There are numerous moments of startling beauty that convey the truth that even in a fallen world beauty will save the world. The dialogue is rich with humane truths and several instances of the highest goodness we humans are capable of as image bearers of the divine. As in the novel, when Jonas comes to the realization that life has become meaningless and he takes action to protect the most innocent, such heroic transcendence is all too rare in contemporary culture. Sadly, many more religious Americans will turn out in droves to see the newest sports movie which it is highly probable that seeing this movie will be urged by preachers and priests for the sheep to go feed upon. Actually, such maudlin amusement should be avoided.

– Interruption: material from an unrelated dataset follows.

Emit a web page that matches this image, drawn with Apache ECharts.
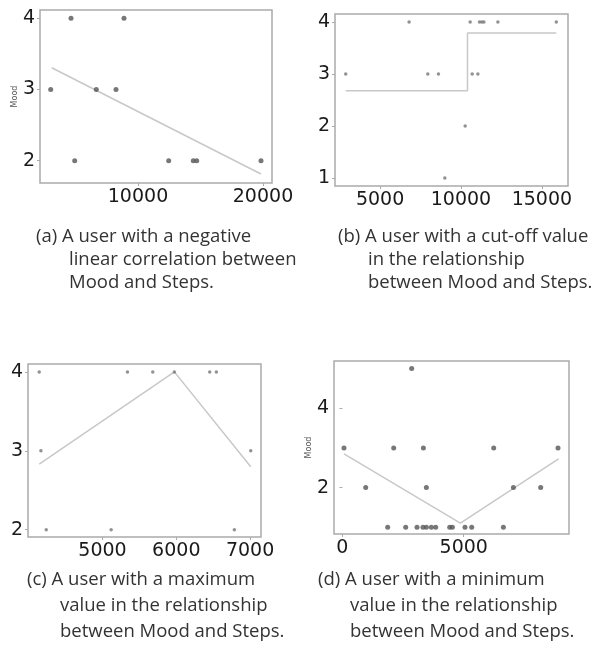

The movie and the novel, The Giver, exalt life as a gift to be treasured and to be fully lived. It reminds us what we forget all to easily when we are “sunken in our everydayness” (Walker Percy). Human freedom is a joyous burden. All of life is rife with risks. For all of its rewards there are perils. One cannot finish the novel, or see the movie without being reminded the greatest truth that pain and suffering, our happiness and our choice, are woven together into the tapestry of human existence. One is reminded, this world—fallen, and in need of redemption—is a marvelous unfolding drama that should move the soul to celebrate our very being and its very existence.

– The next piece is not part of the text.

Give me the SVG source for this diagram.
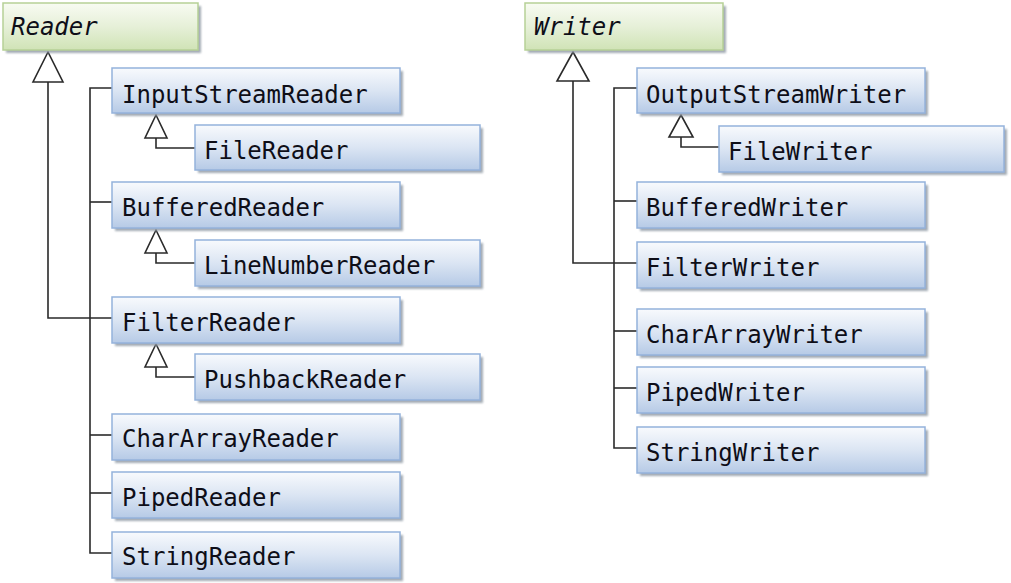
<svg xmlns="http://www.w3.org/2000/svg" width="1011" height="583" viewBox="0 0 1011 583">
<defs>
<linearGradient id="gb" x1="0" y1="0" x2="0" y2="1">
<stop offset="0" stop-color="#f8fafd"/>
<stop offset="0.5" stop-color="#dbe5f3"/>
<stop offset="1" stop-color="#b6cae6"/>
</linearGradient>
<linearGradient id="gg" x1="0" y1="0" x2="0" y2="1">
<stop offset="0" stop-color="#f8fbf2"/>
<stop offset="0.5" stop-color="#e6f0d8"/>
<stop offset="1" stop-color="#d0e3b6"/>
</linearGradient>
<filter id="sh" x="-5%" y="-10%" width="115%" height="130%">
<feGaussianBlur stdDeviation="0.8"/>
</filter>
</defs>
<style>
.sh{fill:#939ca7;opacity:0.85;filter:url(#sh)}
.b{fill:url(#gb);stroke:#94b2db;stroke-width:1.5}
.g{fill:url(#gg);stroke:#b6d196;stroke-width:1.5}
.t{font-family:"DejaVu Sans Mono","Liberation Mono",monospace;font-size:24px;fill:#0e0e18}
.i{font-style:italic}
.c{fill:none;stroke:#2a2a2a;stroke-width:1.6}
.tri{fill:#ffffff;stroke:#2a2a2a;stroke-width:1.6;stroke-linejoin:miter}
</style>
<g id="connectors">
<!-- Reader -->
<polyline class="c" points="48,82 48,318 112,318"/>
<polyline class="c" points="112,88 90,88 90,553 112,553"/>
<line class="c" x1="90" y1="202" x2="112" y2="202"/>
<line class="c" x1="90" y1="435" x2="112" y2="435"/>
<line class="c" x1="90" y1="493" x2="112" y2="493"/>
<polygon class="tri" points="48,52 33,82 63,82"/>
<polyline class="c" points="156,138 156,148 195,148"/>
<polygon class="tri" points="156,115 145,138 167,138"/>
<polyline class="c" points="156,253 156,263 195,263"/>
<polygon class="tri" points="156,230 145,253 167,253"/>
<polyline class="c" points="156,367 156,377 195,377"/>
<polygon class="tri" points="156,344 145,367 167,367"/>
<!-- Writer -->
<polyline class="c" points="573,81 573,263 637,263"/>
<polyline class="c" points="637,88 614,88 614,448 637,448"/>
<line class="c" x1="614" y1="201" x2="637" y2="201"/>
<line class="c" x1="614" y1="331" x2="637" y2="331"/>
<line class="c" x1="614" y1="388" x2="637" y2="388"/>
<polygon class="tri" points="573,52 557,81 589,81"/>
<polyline class="c" points="681,137 681,147 719,147"/>
<polygon class="tri" points="681,115 669,137 693,137"/>
</g>
<g id="Reader"><rect class="sh" x="6" y="6" width="195" height="47"/><rect class="g" x="3" y="3" width="195" height="47"/><text class="t i" x="11" y="35">Reader</text></g>
<g id="InputStreamReader"><rect class="sh" x="115" y="71" width="288" height="45"/><rect class="b" x="112" y="68" width="288" height="45"/><text class="t" x="122" y="103">InputStreamReader</text></g>
<g id="FileReader"><rect class="sh" x="198" y="128" width="285" height="45"/><rect class="b" x="195" y="125" width="285" height="45"/><text class="t" x="204" y="159">FileReader</text></g>
<g id="BufferedReader"><rect class="sh" x="115" y="185" width="288" height="46"/><rect class="b" x="112" y="182" width="288" height="46"/><text class="t" x="122" y="216">BufferedReader</text></g>
<g id="LineNumberReader"><rect class="sh" x="198" y="243" width="285" height="46"/><rect class="b" x="195" y="240" width="285" height="46"/><text class="t" x="204" y="274">LineNumberReader</text></g>
<g id="FilterReader"><rect class="sh" x="115" y="300" width="288" height="46"/><rect class="b" x="112" y="297" width="288" height="46"/><text class="t" x="122" y="331">FilterReader</text></g>
<g id="PushbackReader"><rect class="sh" x="198" y="357" width="285" height="46"/><rect class="b" x="195" y="354" width="285" height="46"/><text class="t" x="204" y="388">PushbackReader</text></g>
<g id="CharArrayReader"><rect class="sh" x="115" y="417" width="288" height="46"/><rect class="b" x="112" y="414" width="288" height="46"/><text class="t" x="122" y="447">CharArrayReader</text></g>
<g id="PipedReader"><rect class="sh" x="115" y="475" width="288" height="46"/><rect class="b" x="112" y="472" width="288" height="46"/><text class="t" x="122" y="506">PipedReader</text></g>
<g id="StringReader"><rect class="sh" x="115" y="535" width="288" height="46"/><rect class="b" x="112" y="532" width="288" height="46"/><text class="t" x="122" y="565">StringReader</text></g>
<g id="Writer"><rect class="sh" x="528" y="6" width="198" height="47"/><rect class="g" x="525" y="3" width="198" height="47"/><text class="t i" x="534" y="35">Writer</text></g>
<g id="OutputStreamWriter"><rect class="sh" x="640" y="71" width="288" height="45"/><rect class="b" x="637" y="68" width="288" height="45"/><text class="t" x="646" y="103">OutputStreamWriter</text></g>
<g id="FileWriter"><rect class="sh" x="722" y="129" width="285" height="46"/><rect class="b" x="719" y="126" width="285" height="46"/><text class="t" x="728" y="160">FileWriter</text></g>
<g id="BufferedWriter"><rect class="sh" x="640" y="185" width="288" height="46"/><rect class="b" x="637" y="182" width="288" height="46"/><text class="t" x="646" y="216">BufferedWriter</text></g>
<g id="FilterWriter"><rect class="sh" x="640" y="245" width="288" height="46"/><rect class="b" x="637" y="242" width="288" height="46"/><text class="t" x="646" y="276">FilterWriter</text></g>
<g id="CharArrayWriter"><rect class="sh" x="640" y="312" width="288" height="46"/><rect class="b" x="637" y="309" width="288" height="46"/><text class="t" x="646" y="343">CharArrayWriter</text></g>
<g id="PipedWriter"><rect class="sh" x="640" y="370" width="288" height="46"/><rect class="b" x="637" y="367" width="288" height="46"/><text class="t" x="646" y="401">PipedWriter</text></g>
<g id="StringWriter"><rect class="sh" x="640" y="430" width="288" height="46"/><rect class="b" x="637" y="427" width="288" height="46"/><text class="t" x="646" y="461">StringWriter</text></g>
</svg>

The Giver helps us call to memory an all-too-forgotten truth that “with love comes faith and hope.” Yes, and the greatest of these is love—love of God, love of neighbor, love of the innocent, love of the infirmed, love of life in all of its glories and frailties. While it is highly improbable Walker Percy’s The Thanatos Syndrome will be made into a film, the novel contains an impassioned plea from Father Smith to Dr. Thomas More to love life. Smith also makes the astute observation that we in the modern world have lost the azimuth, we have lost our lone star. In the death culture we no longer have a fixed reference point to inform our convictions about what matters the most (Section two, chapter six, The Thanatos Syndrome, 114 ff). Without giving away the ending of the movie version of The Giver, which is very similar to the novel, when Jonas approaches a particular house, he hears singing—we hear singing, we hear hints of hope. Listen very carefully and rejoice. Here is the azimuth, the lone star faintly manifested, faintly, but clearly. It has become common now at the end of movies to stay and get that extra treat. While there are no upcoming teasers of a possible sequel, there is the song, Ordinary Human by Onerepublic. Listen again and hear a popular song with a message that is a step above the usual mundane noise in theaters and on our radios.